### Provided records
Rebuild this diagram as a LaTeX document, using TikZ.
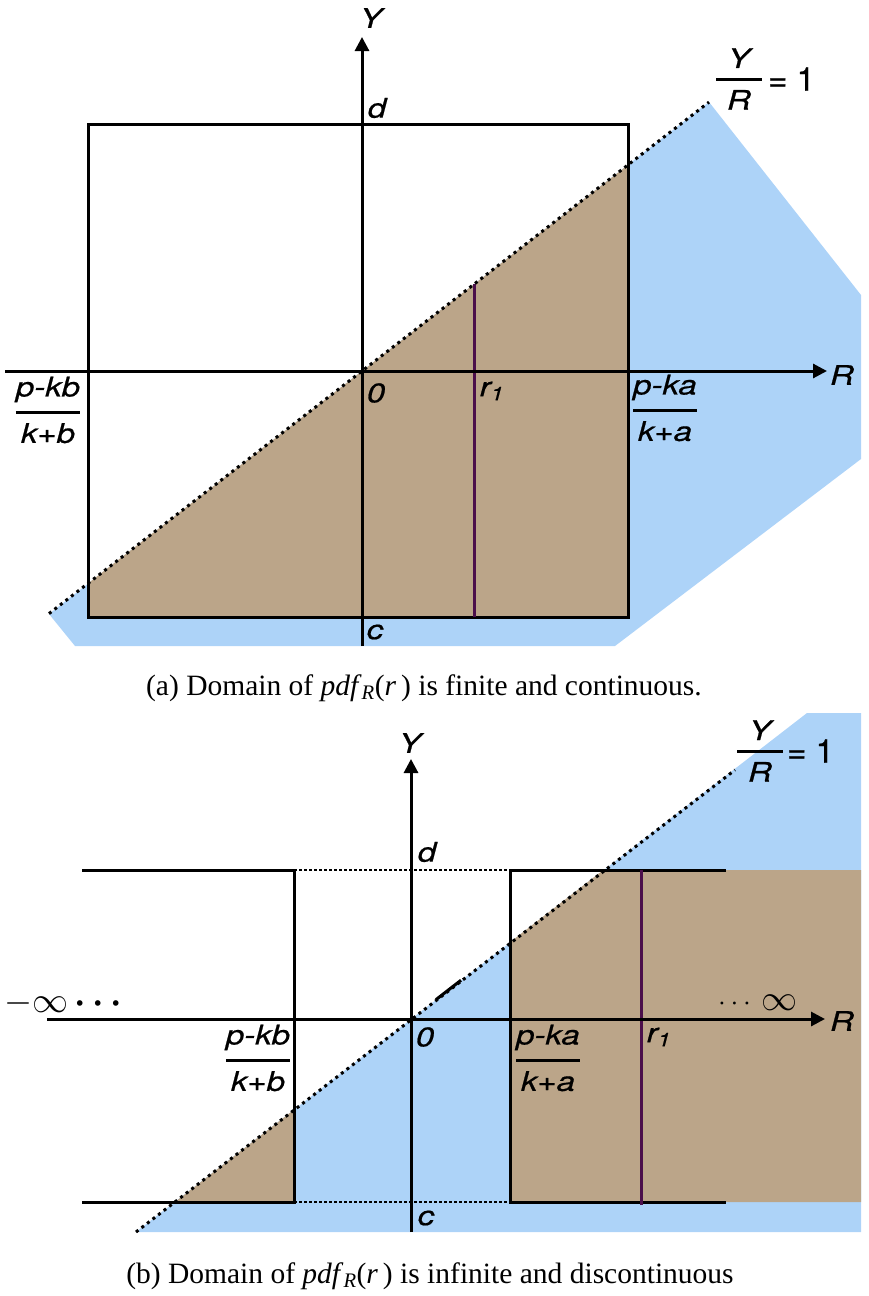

---

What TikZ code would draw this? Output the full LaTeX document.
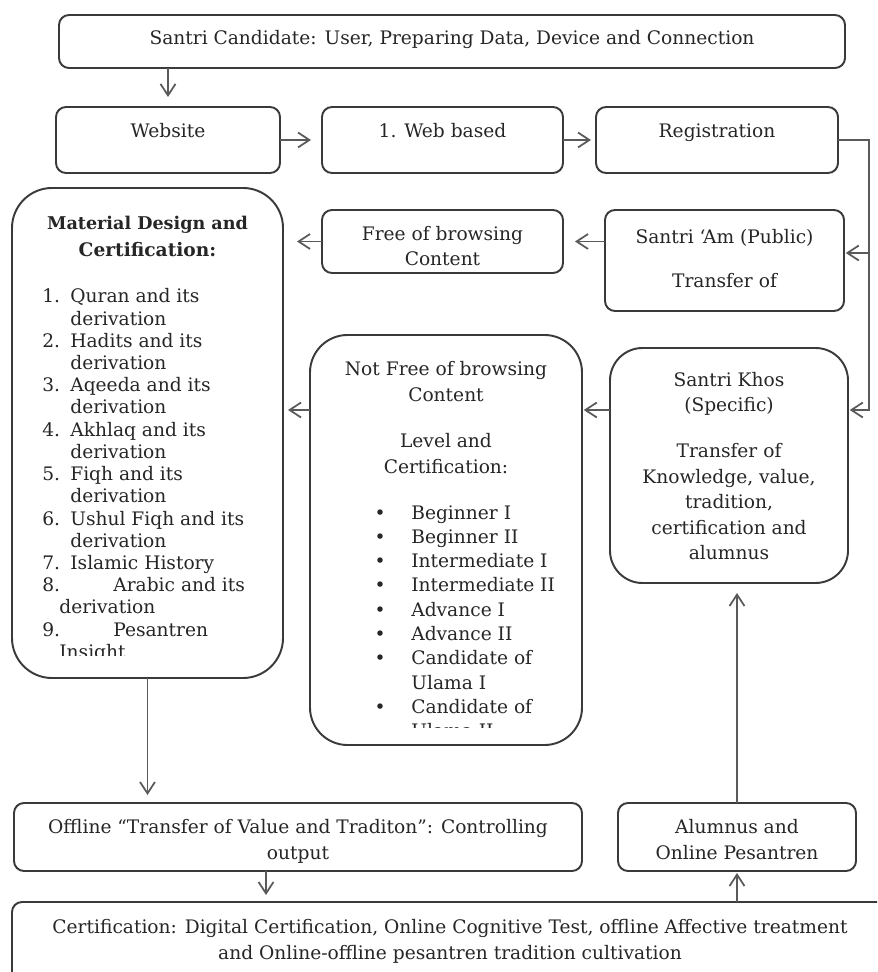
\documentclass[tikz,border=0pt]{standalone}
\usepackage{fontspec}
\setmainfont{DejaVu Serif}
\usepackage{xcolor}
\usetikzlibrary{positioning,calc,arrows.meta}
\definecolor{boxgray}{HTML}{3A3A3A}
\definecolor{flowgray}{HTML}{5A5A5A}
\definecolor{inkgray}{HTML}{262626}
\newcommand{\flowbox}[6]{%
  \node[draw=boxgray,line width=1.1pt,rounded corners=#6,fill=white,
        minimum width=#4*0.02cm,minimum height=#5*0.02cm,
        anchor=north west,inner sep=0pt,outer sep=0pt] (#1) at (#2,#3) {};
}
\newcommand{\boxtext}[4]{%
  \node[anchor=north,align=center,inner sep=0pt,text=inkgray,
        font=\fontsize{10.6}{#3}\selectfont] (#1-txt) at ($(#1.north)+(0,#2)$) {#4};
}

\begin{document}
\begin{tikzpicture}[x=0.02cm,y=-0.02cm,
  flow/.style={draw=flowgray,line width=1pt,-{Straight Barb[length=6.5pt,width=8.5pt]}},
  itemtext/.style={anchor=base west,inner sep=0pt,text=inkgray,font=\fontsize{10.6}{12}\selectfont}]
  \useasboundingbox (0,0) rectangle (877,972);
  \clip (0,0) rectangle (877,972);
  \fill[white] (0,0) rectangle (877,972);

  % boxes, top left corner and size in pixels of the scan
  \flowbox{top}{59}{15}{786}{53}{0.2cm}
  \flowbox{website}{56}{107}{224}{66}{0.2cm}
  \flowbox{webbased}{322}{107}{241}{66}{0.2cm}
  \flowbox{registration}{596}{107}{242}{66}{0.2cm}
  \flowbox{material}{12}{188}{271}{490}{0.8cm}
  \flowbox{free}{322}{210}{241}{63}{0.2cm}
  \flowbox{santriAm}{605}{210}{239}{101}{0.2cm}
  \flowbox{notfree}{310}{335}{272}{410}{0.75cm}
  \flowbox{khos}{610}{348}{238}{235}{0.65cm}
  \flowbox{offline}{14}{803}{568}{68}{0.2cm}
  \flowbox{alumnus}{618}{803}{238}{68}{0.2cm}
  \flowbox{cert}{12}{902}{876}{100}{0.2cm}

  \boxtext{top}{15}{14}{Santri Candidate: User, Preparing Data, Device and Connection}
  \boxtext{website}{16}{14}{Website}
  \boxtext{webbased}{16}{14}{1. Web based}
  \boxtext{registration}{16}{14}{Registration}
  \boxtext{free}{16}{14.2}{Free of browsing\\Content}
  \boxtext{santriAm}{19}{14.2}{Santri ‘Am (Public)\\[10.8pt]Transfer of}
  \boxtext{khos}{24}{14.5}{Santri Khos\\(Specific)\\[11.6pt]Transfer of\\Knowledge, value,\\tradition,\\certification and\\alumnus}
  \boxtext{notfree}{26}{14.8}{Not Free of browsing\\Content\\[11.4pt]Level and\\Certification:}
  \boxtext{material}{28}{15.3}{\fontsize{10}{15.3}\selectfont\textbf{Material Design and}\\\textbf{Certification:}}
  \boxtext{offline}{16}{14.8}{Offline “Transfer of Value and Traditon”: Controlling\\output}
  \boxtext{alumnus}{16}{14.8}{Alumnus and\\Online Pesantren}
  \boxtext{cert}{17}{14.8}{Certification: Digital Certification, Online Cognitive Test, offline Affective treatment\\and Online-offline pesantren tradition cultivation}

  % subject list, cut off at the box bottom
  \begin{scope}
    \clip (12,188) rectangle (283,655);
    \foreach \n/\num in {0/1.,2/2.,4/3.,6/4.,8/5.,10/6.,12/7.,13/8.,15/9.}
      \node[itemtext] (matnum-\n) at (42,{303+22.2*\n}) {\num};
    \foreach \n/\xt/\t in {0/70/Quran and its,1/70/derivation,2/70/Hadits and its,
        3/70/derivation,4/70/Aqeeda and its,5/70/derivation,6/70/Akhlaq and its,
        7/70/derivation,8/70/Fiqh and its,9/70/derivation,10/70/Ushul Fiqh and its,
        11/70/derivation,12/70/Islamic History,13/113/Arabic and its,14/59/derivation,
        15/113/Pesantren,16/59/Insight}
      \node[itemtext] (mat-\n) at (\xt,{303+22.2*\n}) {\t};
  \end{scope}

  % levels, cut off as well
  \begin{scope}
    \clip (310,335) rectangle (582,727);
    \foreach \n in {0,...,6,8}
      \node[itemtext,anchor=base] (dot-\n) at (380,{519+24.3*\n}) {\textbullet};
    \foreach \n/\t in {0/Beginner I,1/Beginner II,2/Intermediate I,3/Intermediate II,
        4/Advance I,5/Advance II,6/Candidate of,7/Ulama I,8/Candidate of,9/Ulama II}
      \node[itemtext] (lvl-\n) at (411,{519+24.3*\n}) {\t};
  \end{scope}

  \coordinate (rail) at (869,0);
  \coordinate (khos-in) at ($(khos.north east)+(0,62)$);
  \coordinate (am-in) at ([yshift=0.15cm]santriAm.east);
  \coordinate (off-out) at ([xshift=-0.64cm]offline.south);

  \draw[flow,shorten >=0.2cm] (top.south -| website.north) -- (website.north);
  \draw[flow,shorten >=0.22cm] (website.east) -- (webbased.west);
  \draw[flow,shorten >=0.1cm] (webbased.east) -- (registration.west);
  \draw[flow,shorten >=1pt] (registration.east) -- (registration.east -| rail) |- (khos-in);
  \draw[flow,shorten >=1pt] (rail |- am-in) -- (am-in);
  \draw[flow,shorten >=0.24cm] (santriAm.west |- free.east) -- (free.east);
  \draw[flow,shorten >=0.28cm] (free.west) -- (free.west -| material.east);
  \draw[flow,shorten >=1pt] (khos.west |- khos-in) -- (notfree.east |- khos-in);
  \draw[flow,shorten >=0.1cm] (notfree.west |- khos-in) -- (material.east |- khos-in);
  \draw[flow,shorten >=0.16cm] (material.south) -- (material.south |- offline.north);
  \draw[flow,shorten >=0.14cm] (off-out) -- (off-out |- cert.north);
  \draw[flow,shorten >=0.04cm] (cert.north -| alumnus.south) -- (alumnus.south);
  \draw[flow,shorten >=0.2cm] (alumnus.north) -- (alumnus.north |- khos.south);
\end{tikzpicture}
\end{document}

### Aim
Check each line above for "LaTeX" and return the ones that have it.

### Correct answer
Rebuild this diagram as a LaTeX document, using TikZ.
What TikZ code would draw this? Output the full LaTeX document.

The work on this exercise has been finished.